Independence is a major tenet of the Montessori philosophy, and yet, this does not mean children work solely on their own. In fact, working with others promotes independence, within the classroom as well as outside of it. Read more about why we encourage children to work together in the Montessori classroom below.
The Montessori classroom itself is set up to promote small groups and pairs during their work cycles. Instead of rows of single desks with chairs, you will find an assortment of tables: some long enough to accommodate large groups, others for four, some smaller tables for two… and sometimes children squeeze as many journals as they can fit onto a table in order to be together!
While working together certainly has a social draw – children begin their day by socializing with their friends, and may choose to work next to those friends during a work cycle – there are many other benefits to working with another child. Children learn from each other, accept leadership roles in those works in which they feel confident, or step aside to allow a different child to be the expert in a different work. This is a confidence boost, and also a lesson in respect and community. Some of us are quick with mathematics, while others are excelling in language; still others are the go-to artists or engineers of the classroom. This is particularly true of the Upper Elementary classroom, where the levels of independent work are higher, with a greater ability to see a project or idea through from start to finish.
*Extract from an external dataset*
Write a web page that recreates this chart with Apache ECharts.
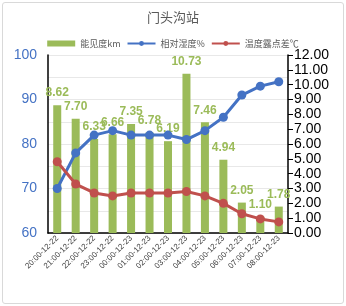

These children can often be seen bouncing ideas off one another, and gently arguing about how to go about one thing or another in the most efficient way.
In the Children’s House, children may choose to work on the same work next to one another, lending a helping hand to a friend who stumbles on a problem. Sometimes one child even helps redirect an off-task friend! And here, there is much pride in being able to work out a problem without having to go to an adult in the room to solve it for them. The more children can effectively work together, the more independent they become!
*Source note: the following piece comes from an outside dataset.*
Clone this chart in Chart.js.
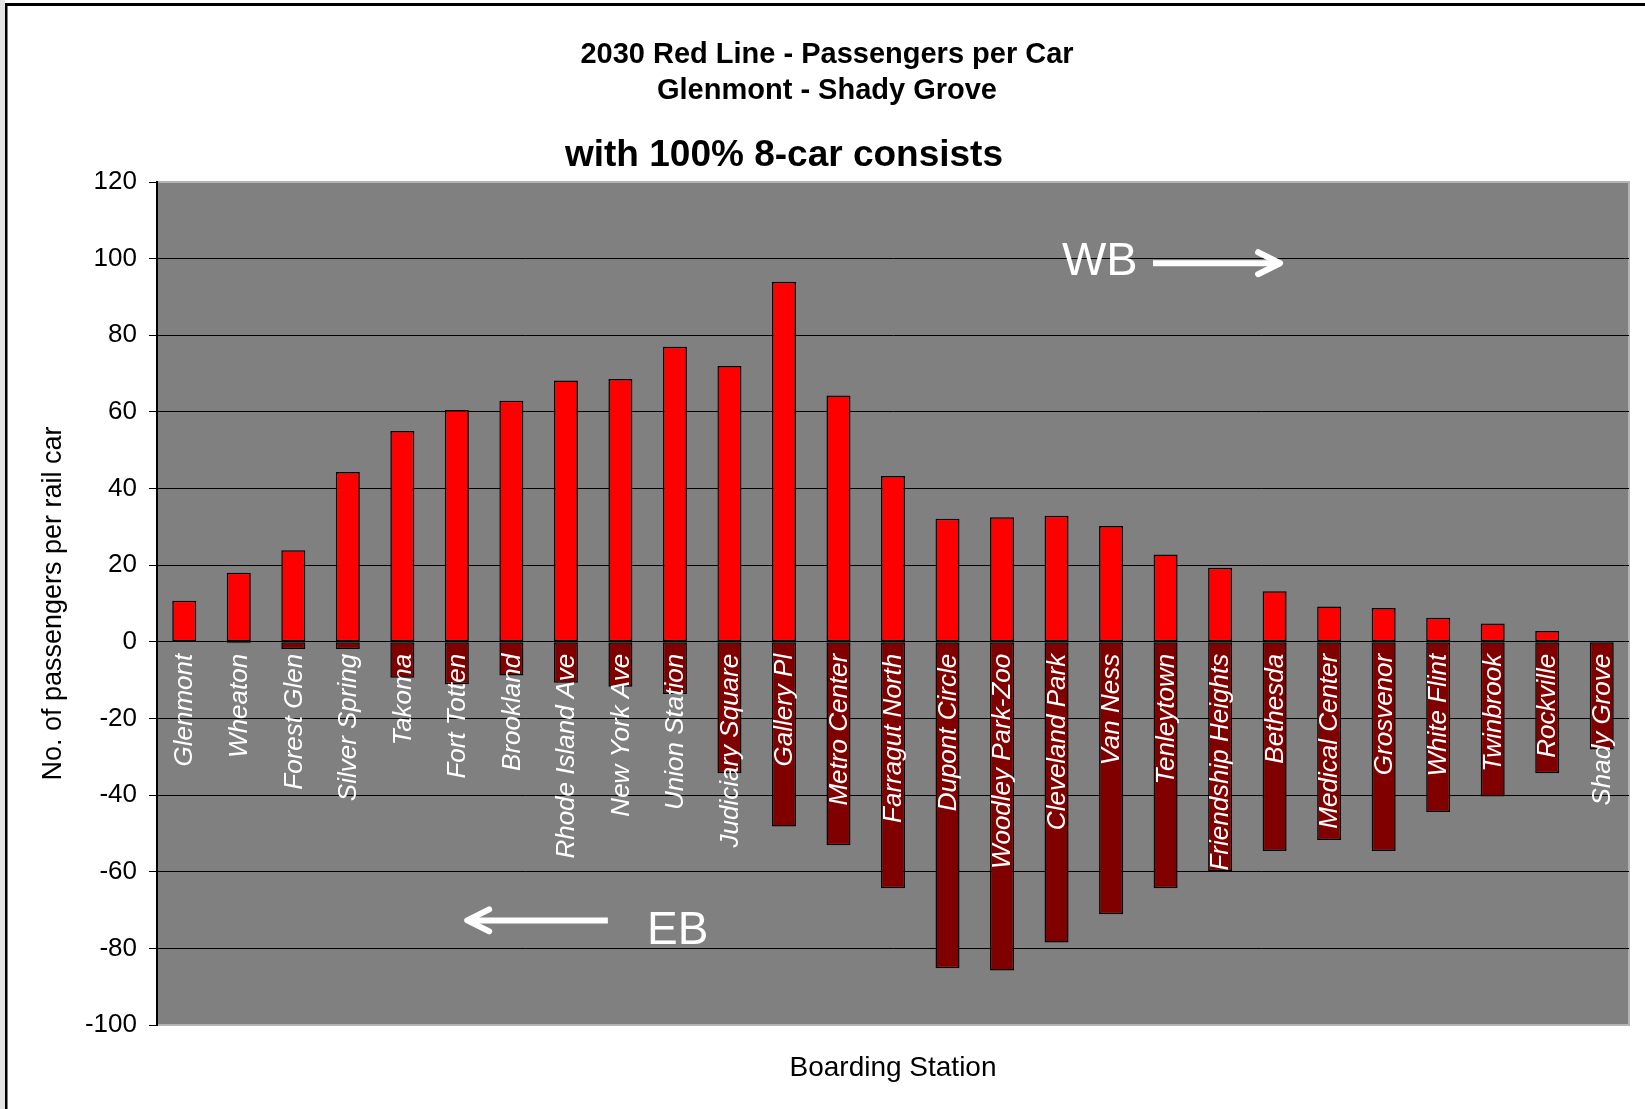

Working together solidifies connections. Two children share their interests by researching a topic together, sharing knowledge, and building on that knowledge. In Lower Elementary, children research and give reports together. This process can take weeks or months, based on how quickly or slowly all members in the group move forward.
The mixed-age groups in the Montessori classroom (found in three-year groupings) also allow for a type of mentorship. The younger students learn an immense amount from the older children, not just socially, but academically as well.
Working together on such reports often leads to opportunities for conflict resolution, peer mediation, and learning how to speak up in a small group. Fairness (of huge concern to the Second Plane child) comes into play during small group activities, as the focus of a moral sense of order is forefront on the mind of a child aged 6 – 12. This opportunity also presents itself during shared jobs and during recess time.
Children receive much help in the collaboration process from the experienced Guides in their classrooms; group dynamics are often aided by mediation and careful observation by the adults in the room. In this way, Montessori children are learning how to work with others on a daily basis, a sure way to prepare them for adult life, both in work and personal relationships.